PS: per the above, the patch in <2975.1526862605@sss.pgh.pa.us>
would need to be adjusted to use gnu_printf on the stringinfo
functions, if we don't want complaints about %z.  This opens
the question of whether we want to allow %m there ...


Re: printf format selection vs. reality

From
Tom Lane
Date:
Sigh, I'm an idiot.  I forgot that USE_REPL_SNPRINTF doesn't just
replace snprintf, it replaces the entire *printf family; see
port.h lines 137ff.  So actually we're OK as far as these %z and
argument-reordering concerns go.  Maybe the comments in configure
could use a bit of work though.

There's maybe also an argument for reverting b929614f5, because
actually that code did do something useful, ie allow us to work on
platforms without %ll.  But I'm inclined to leave that alone;
it's an extra configure test to detect a case that probably no longer
occurs in the wild.  Moreover, since %ll and %z are both C99-isms,
and the former had considerable currency even before C99 (evidence:
gaur/pademelon) it's pretty hard to credit that a platform's *printf
would fail the %ll test yet pass the %z test.  So I think we're
likely OK without it, even on dinosaur platforms.

            regards, tom lane


Re: printf format selection vs. reality

From
Thomas Munro
Date:
On Thu, May 24, 2018 at 8:28 AM, Tom Lane <tgl@sss.pgh.pa.us> wrote:
> The problem is to get a compiler that thinks that %z is a violation
> of *any* archetype.  gaur's compiler does think that, but it has no
> archetype that does accept %z, so that's little help (I've had it
> building with -Wno-format since we added %z).

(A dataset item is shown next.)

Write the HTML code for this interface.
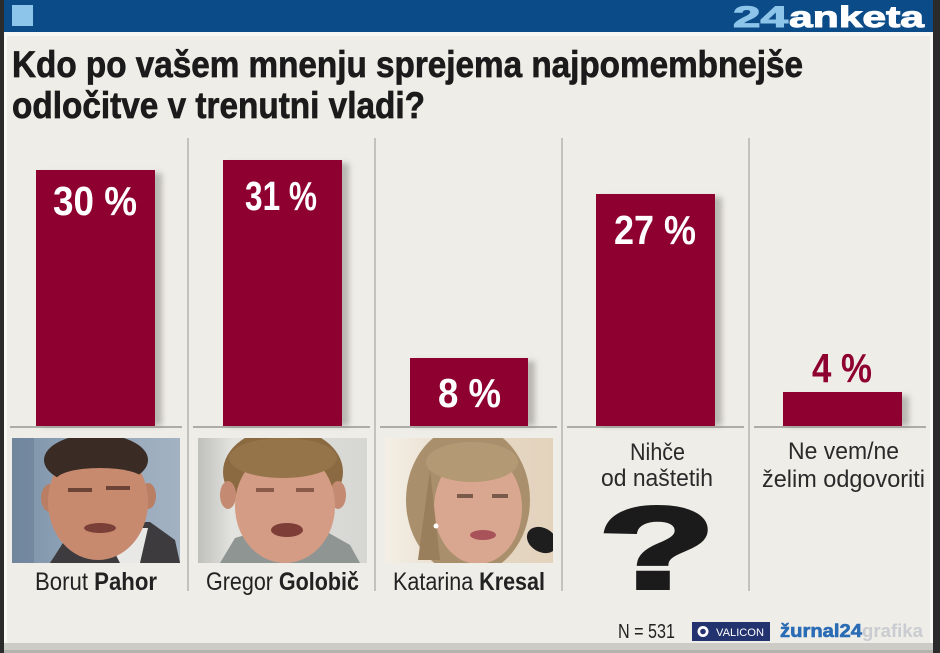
<!DOCTYPE html>
<html>
<head>
<meta charset="utf-8">
<style>
html,body{margin:0;padding:0;background:#efede7;}
svg{display:block;}
text{font-family:"Liberation Sans",sans-serif;}
</style>
</head>
<body>
<svg width="940" height="653" viewBox="0 0 940 653" xmlns="http://www.w3.org/2000/svg">
  <defs>
    <filter id="sh" x="-20%" y="-5%" width="140%" height="110%">
      <feGaussianBlur stdDeviation="3"/>
    </filter>
    <linearGradient id="pbg" x1="0" x2="1" y1="0" y2="0">
      <stop offset="0" stop-color="#7b90a6"/>
      <stop offset="0.35" stop-color="#8fa3b8"/>
      <stop offset="1" stop-color="#a3b2c2"/>
    </linearGradient>
    <linearGradient id="gbg" x1="0" x2="1" y1="0" y2="0">
      <stop offset="0" stop-color="#bfc0bc"/>
      <stop offset="0.2" stop-color="#e2e2de"/>
      <stop offset="1" stop-color="#d6d6d2"/>
    </linearGradient>
    <linearGradient id="kbg" x1="0" x2="1" y1="0" y2="0">
      <stop offset="0" stop-color="#f4efe6"/>
      <stop offset="0.5" stop-color="#e6d9c5"/>
      <stop offset="1" stop-color="#e3d3bd"/>
    </linearGradient>
    <clipPath id="c1"><rect x="12" y="438" width="168" height="125"/></clipPath>
    <clipPath id="c2"><rect x="198" y="438" width="169" height="125"/></clipPath>
    <clipPath id="c3"><rect x="385" y="438" width="168" height="125"/></clipPath>
  </defs>

  <!-- background -->
  <rect x="0" y="0" width="940" height="653" fill="#efede7"/>

  <!-- header -->
  <rect x="0" y="0" width="940" height="32" fill="#0b4b88"/>
  <rect x="0" y="32" width="940" height="4" fill="#f7f7f4"/>
  <rect x="12" y="5" width="21" height="21" fill="#8cc4ea"/>
  <text x="733" y="27" font-size="30" font-weight="bold" fill="#8cc4ea" textLength="55" lengthAdjust="spacingAndGlyphs" stroke="#8cc4ea" stroke-width="1">24</text>
  <text x="789" y="27" font-size="30" font-weight="bold" fill="#ffffff" textLength="135" lengthAdjust="spacingAndGlyphs" stroke="#ffffff" stroke-width="1">anketa</text>

  <!-- borders -->
  <rect x="0" y="0" width="4" height="653" fill="#2b2b2b"/>
  <rect x="4" y="36" width="3" height="607" fill="#f8f8f5"/>
  <rect x="933" y="0" width="7" height="653" fill="#2b2b2b"/>
  <rect x="930" y="36" width="3" height="607" fill="#f8f8f5"/>
  <rect x="4" y="643" width="929" height="10" fill="#cdcbc5"/>
  <rect x="4" y="650" width="929" height="3" fill="#b5b3ad"/>

  <!-- title -->
  <text x="12" y="77" font-size="37" font-weight="bold" fill="#1b1b1b" stroke="#1b1b1b" stroke-width="0.7" textLength="791" lengthAdjust="spacingAndGlyphs">Kdo po vašem mnenju sprejema najpomembnejše</text>
  <text x="12" y="118" font-size="37" font-weight="bold" fill="#1b1b1b" stroke="#1b1b1b" stroke-width="0.7" textLength="413" lengthAdjust="spacingAndGlyphs">odločitve v trenutni vladi?</text>

  <!-- dividers -->
  <g fill="#c4c2bc">
    <rect x="187" y="138" width="2" height="453"/>
    <rect x="374" y="138" width="2" height="453"/>
    <rect x="561" y="138" width="2" height="453"/>
    <rect x="748" y="138" width="2" height="453"/>
  </g>

  <!-- baseline segments -->
  <g fill="#aeaca6">
    <rect x="10" y="426" width="172" height="2"/>
    <rect x="193" y="426" width="177" height="2"/>
    <rect x="380" y="426" width="177" height="2"/>
    <rect x="567" y="426" width="177" height="2"/>
    <rect x="754" y="426" width="172" height="2"/>
  </g>

  <!-- bar shadows -->
  <g fill="#8c8a86" opacity="0.55" filter="url(#sh)">
    <rect x="41" y="173" width="121" height="253"/>
    <rect x="228" y="163" width="121" height="263"/>
    <rect x="415" y="361" width="120" height="65"/>
    <rect x="601" y="197" width="121" height="229"/>
    <rect x="788" y="396" width="121" height="30"/>
  </g>
  <!-- bars -->
  <g fill="#8e0030">
    <rect x="36" y="170" width="119" height="256"/>
    <rect x="223" y="160" width="119" height="266"/>
    <rect x="410" y="358" width="118" height="68"/>
    <rect x="596" y="194" width="119" height="232"/>
    <rect x="783" y="392" width="119" height="34"/>
  </g>

  <!-- bar labels -->
  <g font-size="41" font-weight="bold" fill="#ffffff">
    <text x="53" y="215" textLength="84" lengthAdjust="spacingAndGlyphs">30 %</text>
    <text x="245" y="210" textLength="72" lengthAdjust="spacingAndGlyphs">31 %</text>
    <text x="438" y="407" textLength="63" lengthAdjust="spacingAndGlyphs">8 %</text>
    <text x="614" y="244" textLength="82" lengthAdjust="spacingAndGlyphs">27 %</text>
  </g>
  <text x="812" y="382" font-size="41" font-weight="bold" fill="#8e0030" textLength="60" lengthAdjust="spacingAndGlyphs">4 %</text>

  <!-- photo 1: Pahor -->
  <g clip-path="url(#c1)">
    <rect x="12" y="438" width="168" height="125" fill="url(#pbg)"/>
    <rect x="12" y="438" width="22" height="125" fill="#6a8098" opacity="0.6"/>
    <polygon points="50,563 70,532 100,522 150,522 175,540 180,563" fill="#3d3b3d"/>
    <polygon points="102,528 120,563 140,563 148,528" fill="#e8e8e6"/>
    <ellipse cx="50" cy="498" rx="9" ry="14" fill="#b97e64"/>
    <ellipse cx="148" cy="496" rx="8" ry="13" fill="#b97e64"/>
    <ellipse cx="98" cy="502" rx="50" ry="58" fill="#c88a6f"/>
    <ellipse cx="96" cy="460" rx="52" ry="26" fill="#3a2c24"/>
    <ellipse cx="100" cy="480" rx="44" ry="12" fill="#c88a6f"/>
    <rect x="68" y="488" width="24" height="4" fill="#6b4436"/>
    <rect x="106" y="486" width="24" height="4" fill="#6b4436"/>
    <ellipse cx="100" cy="528" rx="16" ry="5" fill="#7a3f36"/>
  </g>

  <!-- photo 2: Golobic -->
  <g clip-path="url(#c2)">
    <rect x="198" y="438" width="169" height="125" fill="url(#gbg)"/>
    <polygon points="220,563 235,538 270,528 320,528 350,545 360,563" fill="#8f9593"/>
    <ellipse cx="283" cy="472" rx="60" ry="44" fill="#8b6a42"/>
    <ellipse cx="228" cy="495" rx="8" ry="14" fill="#c48a72"/>
    <ellipse cx="338" cy="495" rx="8" ry="14" fill="#c48a72"/>
    <ellipse cx="285" cy="506" rx="50" ry="57" fill="#d49c84"/>
    <ellipse cx="283" cy="458" rx="54" ry="20" fill="#95744a"/>
    <rect x="256" y="488" width="18" height="4" fill="#8a5a48"/>
    <rect x="296" y="488" width="18" height="4" fill="#8a5a48"/>
    <ellipse cx="287" cy="530" rx="16" ry="7" fill="#7e3d36"/>
  </g>

  <!-- photo 3: Kresal -->
  <g clip-path="url(#c3)">
    <rect x="385" y="438" width="168" height="125" fill="url(#kbg)"/>
    <ellipse cx="468" cy="500" rx="62" ry="75" fill="#a98f6c"/>
    <ellipse cx="478" cy="508" rx="44" ry="56" fill="#d9a78f"/>
    <ellipse cx="472" cy="462" rx="46" ry="20" fill="#b49a74"/>
    <polygon points="430,470 440,560 418,560" fill="#9a7f5d"/>
    <rect x="457" y="494" width="16" height="4" fill="#7a5a4a"/>
    <rect x="492" y="494" width="16" height="4" fill="#7a5a4a"/>
    <ellipse cx="483" cy="535" rx="13" ry="5" fill="#a8525a"/>
    <circle cx="436" cy="526" r="2.5" fill="#ffffff"/>
    <ellipse cx="542" cy="540" rx="16" ry="12" fill="#1e1e1e" transform="rotate(30 542 540)"/>
  </g>

  <!-- names -->
  <g font-size="25" fill="#222222">
    <text x="35" y="590" textLength="122" lengthAdjust="spacingAndGlyphs">Borut <tspan font-weight="bold">Pahor</tspan></text>
    <text x="206" y="590" textLength="153" lengthAdjust="spacingAndGlyphs">Gregor <tspan font-weight="bold">Golobič</tspan></text>
    <text x="393" y="590" textLength="152" lengthAdjust="spacingAndGlyphs">Katarina <tspan font-weight="bold">Kresal</tspan></text>
  </g>

  <!-- other labels -->
  <g font-size="24" fill="#2a2a2a">
    <text x="630" y="460" textLength="55" lengthAdjust="spacingAndGlyphs">Nihče</text>
    <text x="601" y="486" textLength="112" lengthAdjust="spacingAndGlyphs">od naštetih</text>
    <text x="788" y="459" textLength="111" lengthAdjust="spacingAndGlyphs">Ne vem/ne</text>
    <text x="762" y="487" textLength="163" lengthAdjust="spacingAndGlyphs">želim odgovoriti</text>
  </g>

  <!-- question mark -->
  <text x="0" y="0" font-size="116" font-weight="bold" fill="#1b1b1b" stroke="#1b1b1b" stroke-width="4" text-anchor="middle" transform="translate(657,588) scale(1.65,1)">?</text>

  <!-- footer -->
  <text x="618" y="638" font-size="20" fill="#222222" textLength="57" lengthAdjust="spacingAndGlyphs">N = 531</text>
  <rect x="692" y="622" width="78" height="19" fill="#23336f"/>
  <circle cx="703" cy="631.5" r="5.5" fill="#ffffff"/>
  <circle cx="703" cy="631.5" r="2.8" fill="#23336f"/>
  <text x="716" y="636" font-size="11" fill="#ffffff" font-family="Liberation Serif, serif" textLength="48" lengthAdjust="spacingAndGlyphs">VALICON</text>
  <text x="780" y="637" font-size="18" font-weight="bold" fill="#2a6cb5" stroke="#2a6cb5" stroke-width="0.6" textLength="82" lengthAdjust="spacingAndGlyphs">žurnal24</text>
  <text x="862" y="637" font-size="18" font-weight="bold" fill="#c9ccd0" textLength="61" lengthAdjust="spacingAndGlyphs">grafika</text>
</svg>
</body>
</html>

From the pie-in-the-sky department:  I think it would be cool to
develop a Clang semantic checker plugin[1] that performs arbitrary
checks to our taste, as an external project.  Custom format string
checkers might not be terribly interesting but would make an easy
starting point (maybe start by stealing some code from
lib/Sema/SemaChecking.cpp?), but there are plenty of less localised
programming rules in our project that are easy to break (stuff about
node types etc).  I've seen this sort of thing done to impose house
rules on mountains of C++ code with good effect.  You can either
invent your own attributes or (to avoid having to change the target
source tree at all) just hard code your checker to recognise stuff.
It's considerably easier to do this with the full AST etc than with
(say) checker scripts operating on the source.  I'm not working on
this myself but I thought I'd mention it in case it interests someone
out there...

[1] https://clang.llvm.org/docs/ClangPlugins.html

-- 
Thomas Munro
http://www.enterprisedb.com